Without the pictures, write out all the lines below exactly as they appear.
※
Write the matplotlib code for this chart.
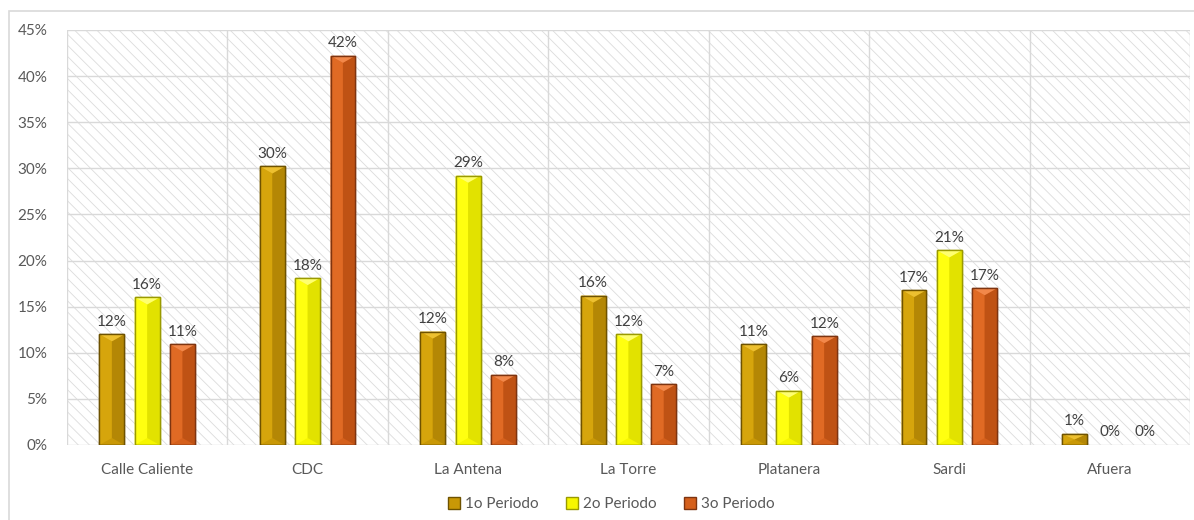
import matplotlib
matplotlib.use("Agg")
import matplotlib.pyplot as plt
from matplotlib.patches import Polygon, Rectangle
import numpy as np

categories = ["Calle Caliente", "CDC", "La Antena", "La Torre", "Platanera", "Sardi", "Afuera"]
series_names = ["1o Periodo", "2o Periodo", "3o Periodo"]
periodo1 = [12.0, 30.2, 12.3, 16.2, 10.9, 16.8, 1.2]
periodo2 = [16.0, 18.1, 29.2, 12.0, 5.9, 21.1, 0.0]
periodo3 = [10.9, 42.2, 7.6, 6.6, 11.8, 17.0, 0.0]
yticks = [0, 5, 10, 15, 20, 25, 30, 35, 40, 45]

# base, left face, right face, top cap, edge
palettes = [
    ("#C99806", "#D6A50C", "#B48705", "#EDC030", "#6E5200"),
    ("#F6F600", "#FFFF10", "#E2E200", "#FFFF70", "#9A9A00"),
    ("#D5601C", "#E06A24", "#BF5214", "#F2884A", "#7E3410"),
]

plt.rcParams["font.family"] = ["Lato", "DejaVu Sans"]
plt.rcParams["hatch.linewidth"] = 0.6
fig = plt.figure(figsize=(11.94, 5.2), dpi=100)
fig.patch.set_facecolor("white")

# outer chart frame
fig.add_artist(Rectangle((9 / 1194, -0.01), 1.1, 1 - 11 / 520 + 0.01, transform=fig.transFigure,
                         facecolor="none", edgecolor="#D9D9D9", linewidth=1.2))

ax = fig.add_axes([67 / 1194, 1 - 445 / 520, (1190 - 67) / 1194, (445 - 30) / 520])
ax.set_xlim(-0.5, len(categories) - 0.5)
ax.set_ylim(0, 45)

# hatched plot area background
ax.add_patch(Rectangle((0, 0), 1, 1, transform=ax.transAxes, facecolor="white",
                       edgecolor="#DCDCDC", hatch="\\\\\\", linewidth=0, zorder=0))

for y in yticks:
    ax.axhline(y, color="#D9D9D9", linewidth=1.0, zorder=1)
for i in range(len(categories) + 1):
    ax.axvline(i - 0.5, color="#D9D9D9", linewidth=1.0, zorder=1)

for s in ax.spines.values():
    s.set_visible(False)

ax.set_yticks(yticks)
ax.set_yticklabels([f"{v}%" for v in yticks], fontsize=11, color="#595959")
ax.set_xticks(range(len(categories)))
ax.set_xticklabels(categories, fontsize=11, color="#595959")
ax.tick_params(axis="both", length=0)
ax.tick_params(axis="y", pad=14)
ax.tick_params(axis="x", pad=13)

x = np.arange(len(categories))
bar_w = 0.155
step = 0.22
fig.canvas.draw()
px_per_unit = (ax.transData.transform((0, 1))[1] - ax.transData.transform((0, 0))[1])
bevel_px = 7.0

all_series = [periodo1, periodo2, periodo3]
handles = []
for k, (vals, pal) in enumerate(zip(all_series, palettes)):
    base, left, right, top, edge = pal
    pos = x + (k - 1) * step
    widths = [1.0 if v > 0 else 0.0 for v in vals]
    bars = ax.bar(pos, vals, width=bar_w, color=base, edgecolor=edge, linewidth=widths,
                  zorder=3, label=series_names[k])
    handles.append(bars)
    for rect, v in zip(bars, vals):
        if v <= 0:
            continue
        x0 = rect.get_x()
        x1 = x0 + rect.get_width()
        xm = (x0 + x1) / 2
        h = rect.get_height()
        d = min(bevel_px / px_per_unit, h / 2)
        ax.add_patch(Polygon([(x0, 0), (xm, d), (xm, h - d), (x0, h)], closed=True,
                             facecolor=left, edgecolor="none", zorder=3.1))
        ax.add_patch(Polygon([(xm, d), (x1, 0), (x1, h), (xm, h - d)], closed=True,
                             facecolor=right, edgecolor="none", zorder=3.1))
        ax.add_patch(Polygon([(x0, h), (x1, h), (xm, h - d)], closed=True,
                             facecolor=top, edgecolor="none", zorder=3.2))
        ax.add_patch(Rectangle((x0, 0), x1 - x0, h, facecolor="none", edgecolor=edge,
                               linewidth=1.0, zorder=3.3))
    for p, v in zip(pos, vals):
        ax.annotate(f"{round(v):.0f}%", (p, v), xytext=(0, 4), textcoords="offset points",
                    ha="center", va="bottom", fontsize=11, color="#404040", zorder=4)

leg = fig.legend(handles=handles, labels=series_names, loc="center",
                 bbox_to_anchor=(611 / 1194, 1 - 504 / 520), ncol=3, frameon=False,
                 fontsize=11, handlelength=0.8, handleheight=0.9, handletextpad=0.3,
                 columnspacing=1.8)
for t in leg.get_texts():
    t.set_color("#595959")

fig.savefig("out.png", dpi=100, facecolor="white")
※
Reply.
Write the matplotlib code for this chart.
import matplotlib
matplotlib.use("Agg")
import matplotlib.pyplot as plt
from matplotlib.patches import Polygon, Rectangle
import numpy as np

categories = ["Calle Caliente", "CDC", "La Antena", "La Torre", "Platanera", "Sardi", "Afuera"]
series_names = ["1o Periodo", "2o Periodo", "3o Periodo"]
periodo1 = [12.0, 30.2, 12.3, 16.2, 10.9, 16.8, 1.2]
periodo2 = [16.0, 18.1, 29.2, 12.0, 5.9, 21.1, 0.0]
periodo3 = [10.9, 42.2, 7.6, 6.6, 11.8, 17.0, 0.0]
yticks = [0, 5, 10, 15, 20, 25, 30, 35, 40, 45]

# base, left face, right face, top cap, edge
palettes = [
    ("#C99806", "#D6A50C", "#B48705", "#EDC030", "#6E5200"),
    ("#F6F600", "#FFFF10", "#E2E200", "#FFFF70", "#9A9A00"),
    ("#D5601C", "#E06A24", "#BF5214", "#F2884A", "#7E3410"),
]

plt.rcParams["font.family"] = ["Lato", "DejaVu Sans"]
plt.rcParams["hatch.linewidth"] = 0.6
fig = plt.figure(figsize=(11.94, 5.2), dpi=100)
fig.patch.set_facecolor("white")

# outer chart frame
fig.add_artist(Rectangle((9 / 1194, -0.01), 1.1, 1 - 11 / 520 + 0.01, transform=fig.transFigure,
                         facecolor="none", edgecolor="#D9D9D9", linewidth=1.2))

ax = fig.add_axes([67 / 1194, 1 - 445 / 520, (1190 - 67) / 1194, (445 - 30) / 520])
ax.set_xlim(-0.5, len(categories) - 0.5)
ax.set_ylim(0, 45)

# hatched plot area background
ax.add_patch(Rectangle((0, 0), 1, 1, transform=ax.transAxes, facecolor="white",
                       edgecolor="#DCDCDC", hatch="\\\\\\", linewidth=0, zorder=0))

for y in yticks:
    ax.axhline(y, color="#D9D9D9", linewidth=1.0, zorder=1)
for i in range(len(categories) + 1):
    ax.axvline(i - 0.5, color="#D9D9D9", linewidth=1.0, zorder=1)

for s in ax.spines.values():
    s.set_visible(False)

ax.set_yticks(yticks)
ax.set_yticklabels([f"{v}%" for v in yticks], fontsize=11, color="#595959")
ax.set_xticks(range(len(categories)))
ax.set_xticklabels(categories, fontsize=11, color="#595959")
ax.tick_params(axis="both", length=0)
ax.tick_params(axis="y", pad=14)
ax.tick_params(axis="x", pad=13)

x = np.arange(len(categories))
bar_w = 0.155
step = 0.22
fig.canvas.draw()
px_per_unit = (ax.transData.transform((0, 1))[1] - ax.transData.transform((0, 0))[1])
bevel_px = 7.0

all_series = [periodo1, periodo2, periodo3]
handles = []
for k, (vals, pal) in enumerate(zip(all_series, palettes)):
    base, left, right, top, edge = pal
    pos = x + (k - 1) * step
    widths = [1.0 if v > 0 else 0.0 for v in vals]
    bars = ax.bar(pos, vals, width=bar_w, color=base, edgecolor=edge, linewidth=widths,
                  zorder=3, label=series_names[k])
    handles.append(bars)
    for rect, v in zip(bars, vals):
        if v <= 0:
            continue
        x0 = rect.get_x()
        x1 = x0 + rect.get_width()
        xm = (x0 + x1) / 2
        h = rect.get_height()
        d = min(bevel_px / px_per_unit, h / 2)
        ax.add_patch(Polygon([(x0, 0), (xm, d), (xm, h - d), (x0, h)], closed=True,
                             facecolor=left, edgecolor="none", zorder=3.1))
        ax.add_patch(Polygon([(xm, d), (x1, 0), (x1, h), (xm, h - d)], closed=True,
                             facecolor=right, edgecolor="none", zorder=3.1))
        ax.add_patch(Polygon([(x0, h), (x1, h), (xm, h - d)], closed=True,
                             facecolor=top, edgecolor="none", zorder=3.2))
        ax.add_patch(Rectangle((x0, 0), x1 - x0, h, facecolor="none", edgecolor=edge,
                               linewidth=1.0, zorder=3.3))
    for p, v in zip(pos, vals):
        ax.annotate(f"{round(v):.0f}%", (p, v), xytext=(0, 4), textcoords="offset points",
                    ha="center", va="bottom", fontsize=11, color="#404040", zorder=4)

leg = fig.legend(handles=handles, labels=series_names, loc="center",
                 bbox_to_anchor=(611 / 1194, 1 - 504 / 520), ncol=3, frameon=False,
                 fontsize=11, handlelength=0.8, handleheight=0.9, handletextpad=0.3,
                 columnspacing=1.8)
for t in leg.get_texts():
    t.set_color("#595959")

fig.savefig("out.png", dpi=100, facecolor="white")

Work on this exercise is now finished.